Google Maps and New York City create ingenious local resource

Posted by Samantha Rose Hunt

New York (NY) - The newly launched NYCGo website, created by the New York City government in conjunction with Google, is designed to provide resources for both visitors and locals. Along with the launch came the unveiling of a newly renovated New York City Information Center, which is located just a few blocks north of the tourist Mecca - Times Square.





NYCGo.com is not only comprised of details from Google maps, but it also shares travel deals from Travelocity and other local content from the New York Observer, Time Out New York, the local nightlife magazine Paper, and Greenopia (a guide to environmentally savvy living).



The information center is located on Seventh Avenue between 52nd and 53rd streets.

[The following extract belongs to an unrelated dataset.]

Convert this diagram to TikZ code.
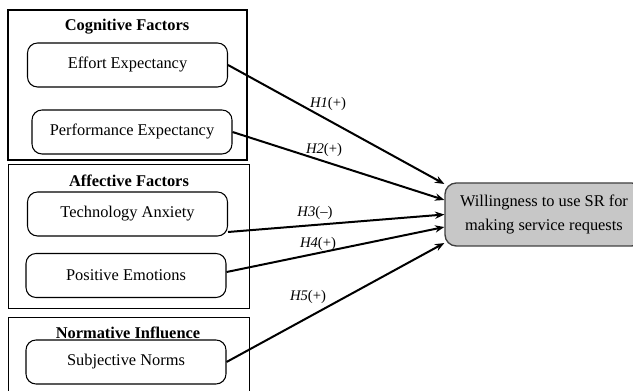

The launch was announced via a guest post on the official Google Blog by the New York City Mayor himself, Michael Bloomberg:


"The Information Center features interactive map tables, powered by the Google Maps API for Flash, that let you navigate venues and attractions as well as create personalized itineraries, which can be printed, emailed or sent to mobile devices," detailed the blog post. "Additionally, there's a gigantic video wall that utilizes Google Earth to display a 3D model of New York City on which you can map out personalized itineraries."



As was recently revealed with similar new technology renovations at The White House's website, Mayor Bloomberg has updated his city working very hard to bring its technology up to date. During his time in office he's pushed a wind power plant and a city-run venture firm. He's also seen Google open a New York City satellite office, which occupies several floors in the historic former Port Authority building located downtown.



NYCGo and the new Whitehouse.gov websites are just two examples of the Internet's power when properly applied. These two sites are also quite likely just the tip of the iceberg of online renovations we'll be seeing in 2009 as the Internet population moves toward its second billion.